Five translations and the original:

Why slack off and turn your backs? When you overcome the earth, the stars will be yours.


Why do ye sluggards turn your backs? When the earth is overcome, the stars are yours.


Why do you lazy ones expose your backs?
The earth surpassed, the stars are bestowed.


Shoulder now your burden,
Now without delay, for the earth, once conquered,
Gives you the fixed stars.


Why so sluggishly expose your backs unguarded?
Once earth is overcome, the stars are yours for the taking.


cur inertes
terga nudatis? superata tellus
sidera donat.


The first is Richard Green (the Library of Liberal Arts edition); the second is Beck; the third is Cooper; the fourth is Relihan (the Hackett edition); the fifth is P.G. Walsh (the Oxford World's Classics edition).

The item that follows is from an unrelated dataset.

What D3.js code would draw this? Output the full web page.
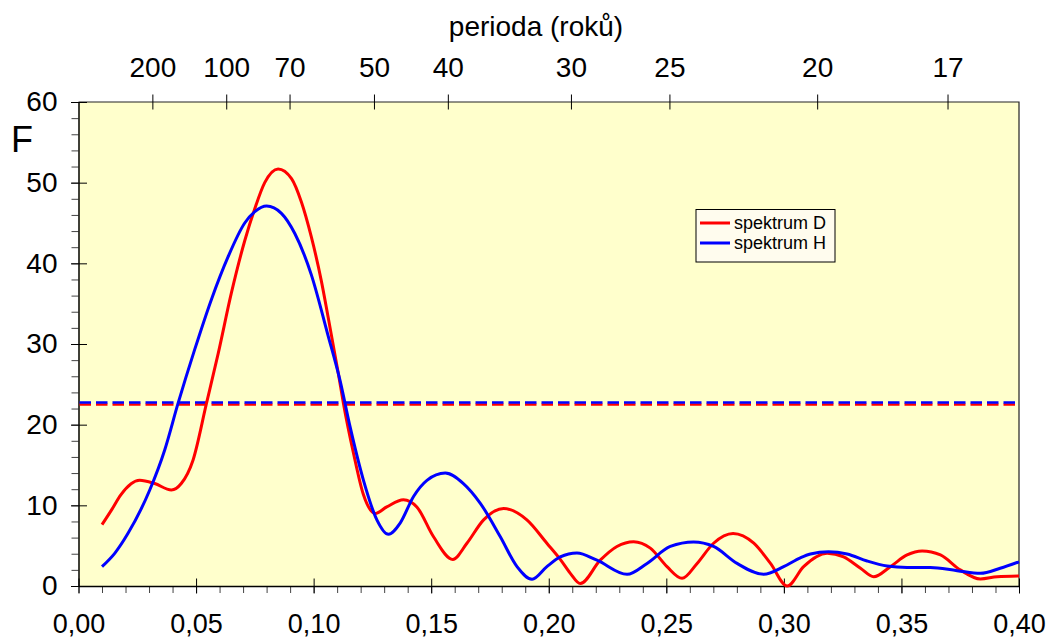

The lines are the closing lines of Book 4 m7 of Boethius's Consolation of Philosophy, my very favorite lines in a work full of favorite lines. But the poems are tricky, and never quite get translated well. My rough attempt at 'Englishing' these lines would be:

Why, sluggards,
do you unburden your backs? Earth transcended
gives the stars.


'Unburden' is not a strictly literal translation; but the idea here -- making the back bare or exposing it -- gets its meaning in context from the labor of Hercules where he bears the heavens on his shoulders and for it (and his other labors, which have already been enumerated in the poem) receives the reward of a place among the stars of heaven. I think Relihan has the right idea with his "Shoulder now your burden"; he's hampered in being closer to the Latin because he's trying to convey the rhythm of the Latin in English. He does it decently enough, and I think we need translations that do it, but I don't always like the results, since while the syllables are about the same, English uses little words and Latin long ones, making the English translations always wordy in an attempt to keep up with the Latin. But from what I've read of his translation, he has an excellent ear for the meanings. Beck's and Walsh's would be perhaps be more natural in another context (I'm not a Latin scholar, by any means, but it was the first to occur to me); the Latin does sound a bit like asking why the sluggards 'turn tail' (terga vertere), but I can't make any sense of that in the context.